Но вернемся, однако, к замыслу альманаха «Тройчатка».
28 сентября 1833 г. Одоевский писал поэту в Болдино: «Скажите, любезный Александр Сергеевич: что делает наш почтенный г. Белкин? Его сотрудники Гомозейко и Рудый Панек по странному стечению обстоятельств описали: первый — гостиную, второй — чердак; нельзя ли г. Белкину взять на свою ответственность — погреб, тогда бы вышел весь дом в три этажа и можно было бы к „Тройчатке“ сделать картинку, представляющую разрез дома в 3 этажа с различными в каждом сценами; Рудый Панек даже предлагал самый альманах назвать таким образом: „Тройчатка, или Альманах в три этажа“, сочинение и проч. — Что на это все скажет г. Белкин? Его решение нужно бы знать немедленно, ибо заказывать картинку должно теперь, иначе она не поспеет и „Тройчатка“ не выйдет к новому году, что кажется необходимым».
Самоощущение молодых «соавторов» было, видно, таково, что совместное литературное предприятие, предлагавшееся Пушкину, представлялось им как бы делом логически естественным и не подлежащим сомнению, и они позволили себе фактически известить Пушкина об этом, имея уже, возможно, по готовой или почти готовой повести, вдобавок поторапливая его, дабы поспеть «к новому году».

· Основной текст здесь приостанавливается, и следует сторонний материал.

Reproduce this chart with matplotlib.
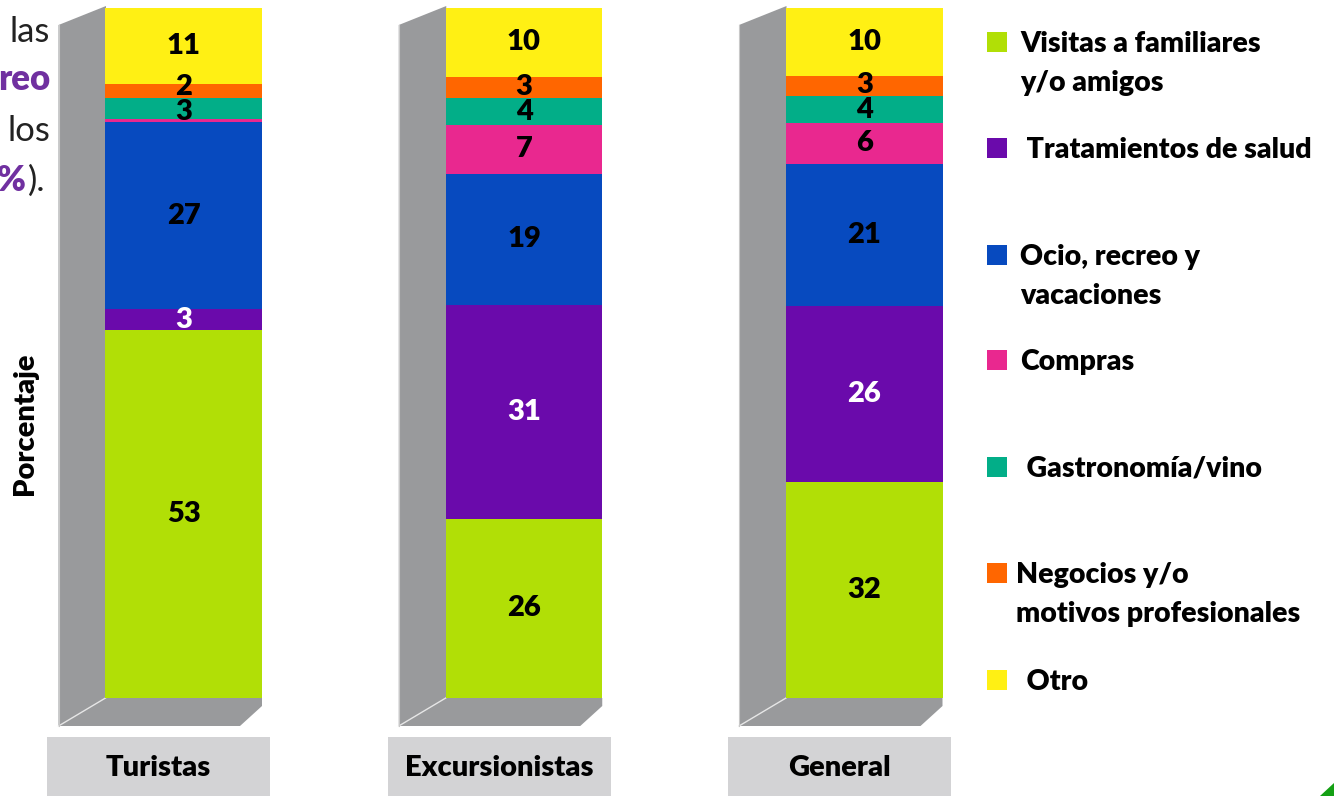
import numpy as np
import matplotlib
matplotlib.use("Agg")
import matplotlib.pyplot as plt
from matplotlib.patches import Polygon, Rectangle

plt.rcParams['font.family'] = ['Lato', 'DejaVu Sans']

W, H = 1334, 796

categories = ['Turistas', 'Excursionistas', 'General']

# porcentaje por motivo (de abajo hacia arriba)
visitas = [53, 26, 32]
salud = [3, 31, 26]
ocio = [27, 19, 21]
compras = [0.4, 7, 6]
gastro = [3, 4, 4]
negocios = [2, 3, 3]
otro = [11, 10, 10]

series = [visitas, salud, ocio, compras, gastro, negocios, otro]
colors = ['#b1df06', '#6a0aab', '#074abf', '#e9288f', '#02ae88', '#ff6600', '#fff014']
label_colors = ['black', 'white', 'black', 'black', 'black', 'black', 'black']

legend_labels = ['Visitas a familiares\ny/o amigos', ' Tratamientos de salud',
                 'Ocio, recreo y\nvacaciones', 'Compras', ' Gastronomía/vino',
                 'Negocios y/o\nmotivos profesionales', ' Otro']

GREY = '#999a9c'
BOLD = 'heavy'

fig = plt.figure(figsize=(W / 100, H / 100), dpi=100)
fig.patch.set_facecolor('white')

# ejes a toda la figura; 1 unidad x = 340.25 px, 1 % = 6.9 px
px_x, x0 = 340.25, 183.75
px_y, y0 = 6.9, 698
ax = fig.add_axes([0, 0, 1, 1])
ax.set_xlim(-x0 / px_x, (W - x0) / px_x)
ax.set_ylim(-(H - y0) / px_y, y0 / px_y)
ax.axis('off')


def dx(p):
    return p / px_x


def dy(p):
    return p / px_y


data = np.array(series, dtype=float)
data = data / data.sum(axis=0) * 100
xpos = np.arange(len(categories))
width = dx(156.5)

# paredes laterales y piso gris
for x in xpos:
    fl, fr = x - width / 2, x + width / 2
    wall = Polygon([(fl - dx(47), 100 - dy(17)), (fl + dx(0.5), 100 + dy(2)),
                    (fl + dx(0.5), 0), (fl - dx(47), -dy(28))],
                   closed=True, facecolor=GREY, edgecolor='none', zorder=1)
    floor = Polygon([(fl - dx(47), -dy(28)), (fl, 0), (fr, 0), (fr, -dy(8)),
                     (fr - dx(22), -dy(28))],
                    closed=True, facecolor=GREY, edgecolor='none', zorder=1)
    ax.add_patch(wall)
    ax.add_patch(floor)
    ax.plot([fl - dx(47), fl], [-dy(28), 0], color='#e6e6e6', lw=1, zorder=2)
    ax.plot([fl - dx(47), fl - dx(47)], [100 - dy(17), -dy(28)], color='#c8c8c8', lw=0.8, zorder=2)

    # caja de categoria
    ax.add_patch(Rectangle((x - dx(25) - dx(111.5), -dy(H - y0)), dx(223), dy(H - 737),
                           facecolor='#d3d3d5', edgecolor='none', zorder=1))
    ax.text(x - dx(25), -dy(70), categories[x], ha='center', va='center',
            fontsize=21, fontweight=BOLD, color='black', zorder=3)

# segmentos y posiciones de etiquetas
bottom = np.zeros(len(categories))
labels = [[] for _ in categories]
for vals, raw, c, lc in zip(data, series, colors, label_colors):
    ax.bar(xpos, vals, width, bottom=bottom, color=c, edgecolor='none', zorder=3)
    for i, (v, r) in enumerate(zip(vals, raw)):
        if r >= 1:
            labels[i].append([bottom[i] + v / 2, f'{r:g}', lc])
    bottom += vals

min_gap = dy(25)
for i, labs in enumerate(labels):
    for k in range(1, len(labs)):
        gap = labs[k][0] - labs[k - 1][0]
        if gap < min_gap:
            mid = (labs[k][0] + labs[k - 1][0]) / 2
            labs[k - 1][0] = mid - min_gap / 2
            labs[k][0] = mid + min_gap / 2
    for yy, txt, lc in labs:
        ax.text(xpos[i], yy, txt, ha='center', va='center',
                fontsize=21, fontweight=BOLD, color=lc, zorder=4)


def fx(p):
    return p / W


def fy(p):
    return 1 - p / H


# leyenda
sq_top = [32, 138, 245, 350, 457, 563, 670]
txt_x = [1020, 1020, 1020, 1020, 1020, 1016, 1020]
for lab, c, t, tx in zip(legend_labels, colors, sq_top, txt_x):
    fig.patches.append(Rectangle((fx(987), fy(t + 20)), fx(20), 20 / H, facecolor=c,
                                 edgecolor='none', transform=fig.transFigure, figure=fig))
    for k, line in enumerate(lab.split('\n')):
        fig.text(fx(tx), fy(t + 12 + 39 * k), line, ha='left', va='center', fontsize=20.5,
                 fontweight=BOLD, color='black')

# titulo del eje
fig.text(fx(25), fy(424), 'Porcentaje', rotation=90, ha='center', va='center',
         fontsize=21, fontweight=BOLD)

# texto recortado de la diapositiva
fig.text(fx(50), fy(42), 'las', ha='right', va='baseline', fontsize=25, color='#222222')
fig.text(fx(50), fy(90), 'reo', ha='right', va='baseline', fontsize=25, fontweight=BOLD, color='#7030a0')
fig.text(fx(50), fy(141), 'los', ha='right', va='baseline', fontsize=25, color='#222222')
fig.text(fx(45), fy(191), ').', ha='right', va='baseline', fontsize=25, color='#222222')
fig.text(fx(26), fy(191), '%', ha='right', va='baseline', fontsize=25, fontweight=BOLD, color='#7030a0')

# esquina verde
fig.patches.append(Polygon([(fx(1320), fy(796)), (fx(1334), fy(783)), (fx(1334), fy(796))],
                           closed=True, facecolor='#14a014', edgecolor='none',
                           transform=fig.transFigure, figure=fig))

fig.savefig('out.png', dpi=100)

Любопытны здесь еще две детали: во-первых, «триумвират» мыслился целенаправленно — именно как союз трех равноположных «рассказчиков»: Белкина, Гомозейки и Рудого Панька. Во-вторых, единство это, вероятно, ощущалось не одними его участниками — Одоевский прибегает к высокому для Пушкина авторитету Жуковского, сообщая своему корреспонденту, что «мысль „трехэтажного“ альманаха ему очень нравится».